** BEGIN Materials provided **

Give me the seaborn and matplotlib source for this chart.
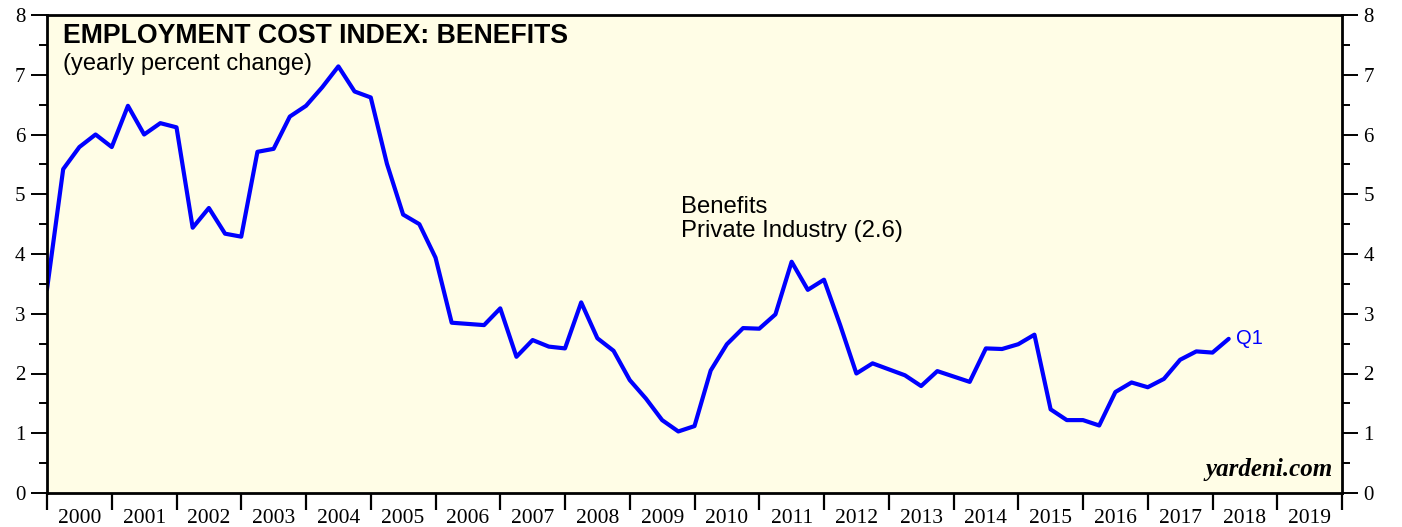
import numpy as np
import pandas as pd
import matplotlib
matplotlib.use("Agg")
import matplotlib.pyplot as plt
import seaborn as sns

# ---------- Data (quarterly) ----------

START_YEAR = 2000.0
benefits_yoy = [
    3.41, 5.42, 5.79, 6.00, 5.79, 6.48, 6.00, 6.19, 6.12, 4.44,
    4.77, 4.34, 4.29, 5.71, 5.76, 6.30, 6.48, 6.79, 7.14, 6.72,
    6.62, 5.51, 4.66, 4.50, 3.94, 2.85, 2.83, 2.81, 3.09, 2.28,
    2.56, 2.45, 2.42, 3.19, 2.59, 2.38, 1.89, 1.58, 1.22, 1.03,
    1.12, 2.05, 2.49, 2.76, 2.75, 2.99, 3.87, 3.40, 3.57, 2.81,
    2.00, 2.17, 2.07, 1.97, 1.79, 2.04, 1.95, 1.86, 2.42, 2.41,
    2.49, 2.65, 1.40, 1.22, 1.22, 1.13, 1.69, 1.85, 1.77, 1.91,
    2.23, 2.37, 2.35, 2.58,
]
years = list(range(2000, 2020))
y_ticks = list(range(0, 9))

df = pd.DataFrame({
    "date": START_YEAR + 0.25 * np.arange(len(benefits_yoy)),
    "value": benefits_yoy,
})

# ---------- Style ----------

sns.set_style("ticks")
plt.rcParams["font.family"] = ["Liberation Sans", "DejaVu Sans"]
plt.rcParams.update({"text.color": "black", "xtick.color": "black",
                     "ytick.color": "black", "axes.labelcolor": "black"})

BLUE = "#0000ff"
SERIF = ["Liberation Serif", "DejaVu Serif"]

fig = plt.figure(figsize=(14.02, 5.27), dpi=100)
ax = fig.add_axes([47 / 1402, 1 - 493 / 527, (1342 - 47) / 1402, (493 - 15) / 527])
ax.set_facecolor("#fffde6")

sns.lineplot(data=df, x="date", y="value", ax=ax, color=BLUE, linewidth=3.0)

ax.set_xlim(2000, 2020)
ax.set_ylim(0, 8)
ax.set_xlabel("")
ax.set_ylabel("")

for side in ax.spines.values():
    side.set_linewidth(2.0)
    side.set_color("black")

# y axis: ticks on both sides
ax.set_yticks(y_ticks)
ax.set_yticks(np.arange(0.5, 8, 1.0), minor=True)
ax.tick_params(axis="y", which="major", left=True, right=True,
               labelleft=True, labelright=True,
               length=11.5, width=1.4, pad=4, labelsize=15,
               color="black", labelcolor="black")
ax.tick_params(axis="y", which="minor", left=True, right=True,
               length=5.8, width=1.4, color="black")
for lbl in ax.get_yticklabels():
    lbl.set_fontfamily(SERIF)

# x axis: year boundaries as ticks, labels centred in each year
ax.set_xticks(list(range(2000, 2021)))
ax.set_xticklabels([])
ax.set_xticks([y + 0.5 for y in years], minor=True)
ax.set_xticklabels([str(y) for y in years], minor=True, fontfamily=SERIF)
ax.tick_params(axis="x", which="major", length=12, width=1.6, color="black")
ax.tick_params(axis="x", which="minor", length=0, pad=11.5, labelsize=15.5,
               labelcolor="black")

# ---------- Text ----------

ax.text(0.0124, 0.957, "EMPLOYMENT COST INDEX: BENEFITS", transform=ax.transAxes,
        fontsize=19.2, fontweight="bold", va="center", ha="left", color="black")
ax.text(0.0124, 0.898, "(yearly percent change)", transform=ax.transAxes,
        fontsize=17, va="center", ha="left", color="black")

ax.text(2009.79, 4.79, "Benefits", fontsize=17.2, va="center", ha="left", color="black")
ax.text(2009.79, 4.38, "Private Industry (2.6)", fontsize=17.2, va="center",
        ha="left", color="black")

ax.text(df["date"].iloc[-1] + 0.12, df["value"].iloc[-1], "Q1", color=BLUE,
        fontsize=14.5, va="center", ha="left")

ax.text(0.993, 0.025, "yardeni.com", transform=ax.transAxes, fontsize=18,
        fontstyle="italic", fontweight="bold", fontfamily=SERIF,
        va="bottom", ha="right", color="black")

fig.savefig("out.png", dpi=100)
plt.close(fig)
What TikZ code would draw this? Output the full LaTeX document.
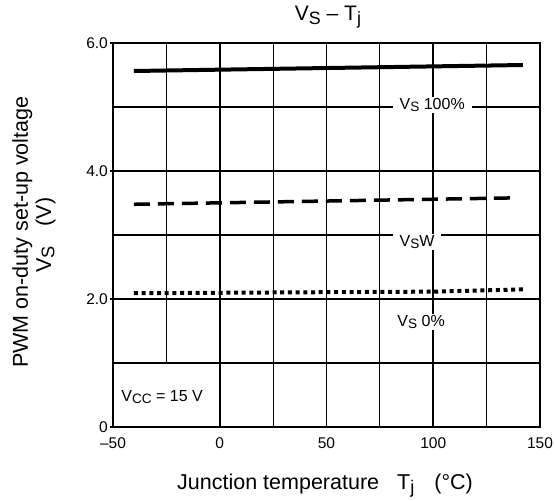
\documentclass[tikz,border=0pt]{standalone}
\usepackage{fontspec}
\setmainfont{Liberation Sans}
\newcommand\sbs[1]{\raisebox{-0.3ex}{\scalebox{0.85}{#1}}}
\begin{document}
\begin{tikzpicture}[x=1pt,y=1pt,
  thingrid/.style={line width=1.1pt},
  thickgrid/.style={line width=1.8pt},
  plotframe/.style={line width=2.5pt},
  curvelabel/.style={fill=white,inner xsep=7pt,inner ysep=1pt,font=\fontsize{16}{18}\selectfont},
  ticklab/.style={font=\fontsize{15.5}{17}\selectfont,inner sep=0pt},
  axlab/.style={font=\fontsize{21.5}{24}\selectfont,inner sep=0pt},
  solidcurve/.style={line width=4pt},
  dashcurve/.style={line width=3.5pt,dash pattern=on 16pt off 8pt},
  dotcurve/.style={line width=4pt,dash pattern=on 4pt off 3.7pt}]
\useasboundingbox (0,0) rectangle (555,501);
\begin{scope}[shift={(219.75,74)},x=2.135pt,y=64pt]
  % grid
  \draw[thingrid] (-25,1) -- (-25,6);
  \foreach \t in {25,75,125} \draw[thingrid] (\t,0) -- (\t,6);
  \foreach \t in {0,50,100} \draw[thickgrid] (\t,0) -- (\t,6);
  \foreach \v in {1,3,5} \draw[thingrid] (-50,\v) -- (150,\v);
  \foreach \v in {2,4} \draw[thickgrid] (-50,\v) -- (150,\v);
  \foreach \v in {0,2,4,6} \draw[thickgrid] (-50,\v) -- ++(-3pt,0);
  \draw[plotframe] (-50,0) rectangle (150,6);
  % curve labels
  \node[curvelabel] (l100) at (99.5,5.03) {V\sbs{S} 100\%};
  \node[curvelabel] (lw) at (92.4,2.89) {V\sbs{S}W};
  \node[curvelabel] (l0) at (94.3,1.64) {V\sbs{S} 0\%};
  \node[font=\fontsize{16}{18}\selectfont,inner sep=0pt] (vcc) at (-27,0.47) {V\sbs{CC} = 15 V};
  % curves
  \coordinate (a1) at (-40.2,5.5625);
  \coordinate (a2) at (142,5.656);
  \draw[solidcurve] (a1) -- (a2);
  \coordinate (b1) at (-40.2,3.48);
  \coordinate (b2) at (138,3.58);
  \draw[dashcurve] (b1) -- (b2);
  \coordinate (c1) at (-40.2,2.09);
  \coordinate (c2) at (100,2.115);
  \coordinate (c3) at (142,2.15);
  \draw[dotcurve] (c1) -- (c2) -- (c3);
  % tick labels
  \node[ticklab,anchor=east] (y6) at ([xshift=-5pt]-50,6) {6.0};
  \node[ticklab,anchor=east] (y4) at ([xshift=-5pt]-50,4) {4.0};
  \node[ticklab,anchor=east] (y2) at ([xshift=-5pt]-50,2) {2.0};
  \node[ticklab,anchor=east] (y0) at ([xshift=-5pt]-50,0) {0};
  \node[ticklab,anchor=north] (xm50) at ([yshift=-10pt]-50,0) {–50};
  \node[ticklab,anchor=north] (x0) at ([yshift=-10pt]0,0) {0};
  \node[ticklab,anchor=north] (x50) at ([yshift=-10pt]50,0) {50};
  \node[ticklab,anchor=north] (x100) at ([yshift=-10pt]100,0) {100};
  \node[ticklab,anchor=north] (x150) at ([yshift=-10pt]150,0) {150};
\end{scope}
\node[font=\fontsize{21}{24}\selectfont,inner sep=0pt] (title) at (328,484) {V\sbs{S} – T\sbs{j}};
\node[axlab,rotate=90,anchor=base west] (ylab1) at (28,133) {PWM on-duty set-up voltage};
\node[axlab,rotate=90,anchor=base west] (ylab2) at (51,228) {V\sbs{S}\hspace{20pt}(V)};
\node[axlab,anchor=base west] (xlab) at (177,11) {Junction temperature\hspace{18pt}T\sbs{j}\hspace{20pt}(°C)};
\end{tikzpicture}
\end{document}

** END Materials provided **

### Your goal:
Lines from the records above that hold "chart" are the ones to list.

### Solution:
Give me the seaborn and matplotlib source for this chart.

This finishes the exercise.